→ Given exercise: Emit the data below verbatim, stripping out any pictures.

→ Supplied data:
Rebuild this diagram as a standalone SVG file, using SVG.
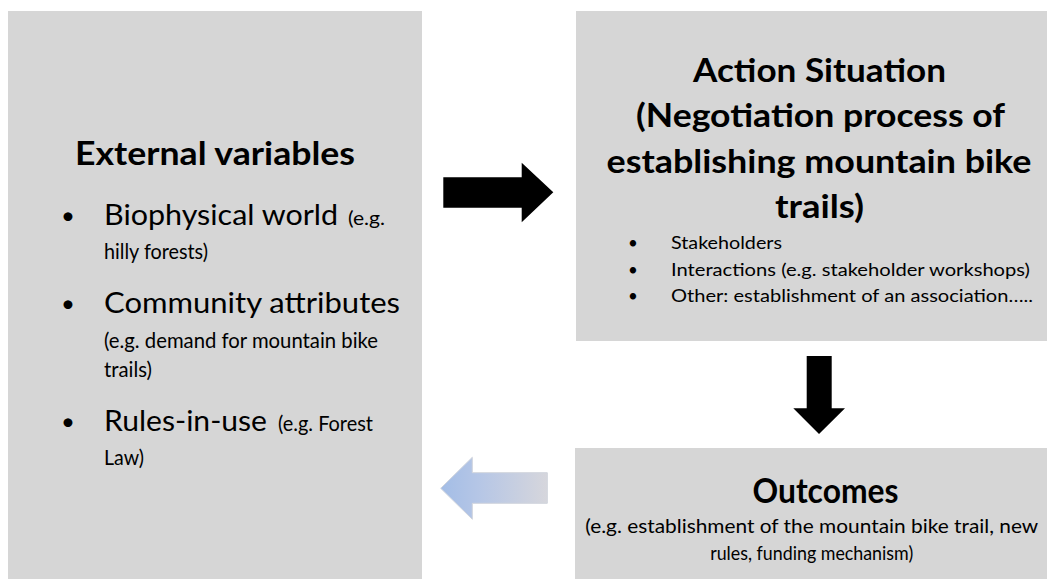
<svg xmlns="http://www.w3.org/2000/svg" width="1047" height="579" viewBox="0 0 1047 579">
<defs>
<style>
.box{fill:#d6d6d6}
.t{font-family:Lato,"Liberation Sans",sans-serif;fill:#000}
.b{font-weight:bold}
.arrow{fill:#000}
</style>
<linearGradient id="g1" x1="0" y1="0" x2="1" y2="0">
<stop offset="0" stop-color="#a3bde6"/>
<stop offset="0.35" stop-color="#b5c6e6"/>
<stop offset="1" stop-color="#d6d6dc"/>
</linearGradient>
</defs>
<rect width="1047" height="579" fill="#fff"/>
<g id="external">
<rect class="box" x="8" y="11" width="414" height="580"/>
<text class="t b" x="75" y="165" font-size="33" textLength="280" lengthAdjust="spacingAndGlyphs">External variables</text>
<text class="t" x="61" y="224" font-size="24">•</text>
<text class="t" x="104" y="225" font-size="29" textLength="234" lengthAdjust="spacingAndGlyphs">Biophysical world</text>
<text class="t" x="348" y="225" font-size="19" textLength="37" lengthAdjust="spacingAndGlyphs">(e.g.</text>
<text class="t" x="104" y="259" font-size="21" textLength="104" lengthAdjust="spacingAndGlyphs">hilly forests)</text>
<text class="t" x="61" y="312" font-size="24">•</text>
<text class="t" x="104" y="313" font-size="29" textLength="296" lengthAdjust="spacingAndGlyphs">Community attributes</text>
<text class="t" x="104" y="348" font-size="22" textLength="274" lengthAdjust="spacingAndGlyphs">(e.g. demand for mountain bike</text>
<text class="t" x="104" y="377" font-size="22" textLength="48" lengthAdjust="spacingAndGlyphs">trails)</text>
<text class="t" x="61" y="430" font-size="24">•</text>
<text class="t" x="104" y="431" font-size="29" textLength="163" lengthAdjust="spacingAndGlyphs">Rules-in-use</text>
<text class="t" x="278" y="431" font-size="21" textLength="95" lengthAdjust="spacingAndGlyphs">(e.g. Forest</text>
<text class="t" x="104" y="465" font-size="21" textLength="40" lengthAdjust="spacingAndGlyphs">Law)</text>
</g>
<g id="action">
<rect class="box" x="576" y="11" width="480" height="330"/>
<g class="t b" font-size="33" text-anchor="middle">
<text x="819.5" y="82" textLength="253" lengthAdjust="spacingAndGlyphs">Action Situation</text>
<text x="820.5" y="127" textLength="369" lengthAdjust="spacingAndGlyphs">(Negotiation process of</text>
<text x="819" y="173" textLength="425" lengthAdjust="spacingAndGlyphs">establishing mountain bike</text>
<text x="819.5" y="218" textLength="89" lengthAdjust="spacingAndGlyphs">trails)</text>
</g>
<g class="t" font-size="17">
<text x="628" y="249">•</text>
<text x="628" y="276">•</text>
<text x="628" y="302">•</text>
<text x="671" y="249" textLength="111" lengthAdjust="spacingAndGlyphs">Stakeholders</text>
<text x="671" y="276" textLength="359" lengthAdjust="spacingAndGlyphs">Interactions (e.g. stakeholder workshops)</text>
<text x="671" y="302" textLength="362" lengthAdjust="spacingAndGlyphs">Other: establishment of an association…..</text>
</g>
</g>
<g id="outcomes">
<rect class="box" x="575" y="448" width="480" height="140"/>
<text class="t b" x="825.5" y="503" font-size="34" text-anchor="middle" textLength="146" lengthAdjust="spacingAndGlyphs">Outcomes</text>
<text class="t" x="811.7" y="533" font-size="19" text-anchor="middle" textLength="453" lengthAdjust="spacingAndGlyphs">(e.g. establishment of the mountain bike trail, new</text>
<text class="t" x="811.7" y="560" font-size="19" text-anchor="middle" textLength="203" lengthAdjust="spacingAndGlyphs">rules, funding mechanism)</text>
</g>
<g id="connectors">
<polygon class="arrow" points="443.3,177.3 521.7,177.3 521.7,162.7 553.3,192.3 521.7,222.3 521.7,207.7 443.3,207.7"/>
<polygon class="arrow" points="806.7,356 831.7,356 831.7,408.3 845,408.3 819,434 793.3,408.3 806.7,408.3"/>
<polygon fill="url(#g1)" stroke="#d0d4dc" stroke-width="1" points="547.3,472.7 472.3,472.7 472.3,457.3 440.7,488.3 472.3,519.3 472.3,503.3 547.3,503.3"/>
</g>
</svg>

→ The reply:
Rebuild this diagram as a standalone SVG file, using SVG.
<svg xmlns="http://www.w3.org/2000/svg" width="1047" height="579" viewBox="0 0 1047 579">
<defs>
<style>
.box{fill:#d6d6d6}
.t{font-family:Lato,"Liberation Sans",sans-serif;fill:#000}
.b{font-weight:bold}
.arrow{fill:#000}
</style>
<linearGradient id="g1" x1="0" y1="0" x2="1" y2="0">
<stop offset="0" stop-color="#a3bde6"/>
<stop offset="0.35" stop-color="#b5c6e6"/>
<stop offset="1" stop-color="#d6d6dc"/>
</linearGradient>
</defs>
<rect width="1047" height="579" fill="#fff"/>
<g id="external">
<rect class="box" x="8" y="11" width="414" height="580"/>
<text class="t b" x="75" y="165" font-size="33" textLength="280" lengthAdjust="spacingAndGlyphs">External variables</text>
<text class="t" x="61" y="224" font-size="24">•</text>
<text class="t" x="104" y="225" font-size="29" textLength="234" lengthAdjust="spacingAndGlyphs">Biophysical world</text>
<text class="t" x="348" y="225" font-size="19" textLength="37" lengthAdjust="spacingAndGlyphs">(e.g.</text>
<text class="t" x="104" y="259" font-size="21" textLength="104" lengthAdjust="spacingAndGlyphs">hilly forests)</text>
<text class="t" x="61" y="312" font-size="24">•</text>
<text class="t" x="104" y="313" font-size="29" textLength="296" lengthAdjust="spacingAndGlyphs">Community attributes</text>
<text class="t" x="104" y="348" font-size="22" textLength="274" lengthAdjust="spacingAndGlyphs">(e.g. demand for mountain bike</text>
<text class="t" x="104" y="377" font-size="22" textLength="48" lengthAdjust="spacingAndGlyphs">trails)</text>
<text class="t" x="61" y="430" font-size="24">•</text>
<text class="t" x="104" y="431" font-size="29" textLength="163" lengthAdjust="spacingAndGlyphs">Rules-in-use</text>
<text class="t" x="278" y="431" font-size="21" textLength="95" lengthAdjust="spacingAndGlyphs">(e.g. Forest</text>
<text class="t" x="104" y="465" font-size="21" textLength="40" lengthAdjust="spacingAndGlyphs">Law)</text>
</g>
<g id="action">
<rect class="box" x="576" y="11" width="480" height="330"/>
<g class="t b" font-size="33" text-anchor="middle">
<text x="819.5" y="82" textLength="253" lengthAdjust="spacingAndGlyphs">Action Situation</text>
<text x="820.5" y="127" textLength="369" lengthAdjust="spacingAndGlyphs">(Negotiation process of</text>
<text x="819" y="173" textLength="425" lengthAdjust="spacingAndGlyphs">establishing mountain bike</text>
<text x="819.5" y="218" textLength="89" lengthAdjust="spacingAndGlyphs">trails)</text>
</g>
<g class="t" font-size="17">
<text x="628" y="249">•</text>
<text x="628" y="276">•</text>
<text x="628" y="302">•</text>
<text x="671" y="249" textLength="111" lengthAdjust="spacingAndGlyphs">Stakeholders</text>
<text x="671" y="276" textLength="359" lengthAdjust="spacingAndGlyphs">Interactions (e.g. stakeholder workshops)</text>
<text x="671" y="302" textLength="362" lengthAdjust="spacingAndGlyphs">Other: establishment of an association…..</text>
</g>
</g>
<g id="outcomes">
<rect class="box" x="575" y="448" width="480" height="140"/>
<text class="t b" x="825.5" y="503" font-size="34" text-anchor="middle" textLength="146" lengthAdjust="spacingAndGlyphs">Outcomes</text>
<text class="t" x="811.7" y="533" font-size="19" text-anchor="middle" textLength="453" lengthAdjust="spacingAndGlyphs">(e.g. establishment of the mountain bike trail, new</text>
<text class="t" x="811.7" y="560" font-size="19" text-anchor="middle" textLength="203" lengthAdjust="spacingAndGlyphs">rules, funding mechanism)</text>
</g>
<g id="connectors">
<polygon class="arrow" points="443.3,177.3 521.7,177.3 521.7,162.7 553.3,192.3 521.7,222.3 521.7,207.7 443.3,207.7"/>
<polygon class="arrow" points="806.7,356 831.7,356 831.7,408.3 845,408.3 819,434 793.3,408.3 806.7,408.3"/>
<polygon fill="url(#g1)" stroke="#d0d4dc" stroke-width="1" points="547.3,472.7 472.3,472.7 472.3,457.3 440.7,488.3 472.3,519.3 472.3,503.3 547.3,503.3"/>
</g>
</svg>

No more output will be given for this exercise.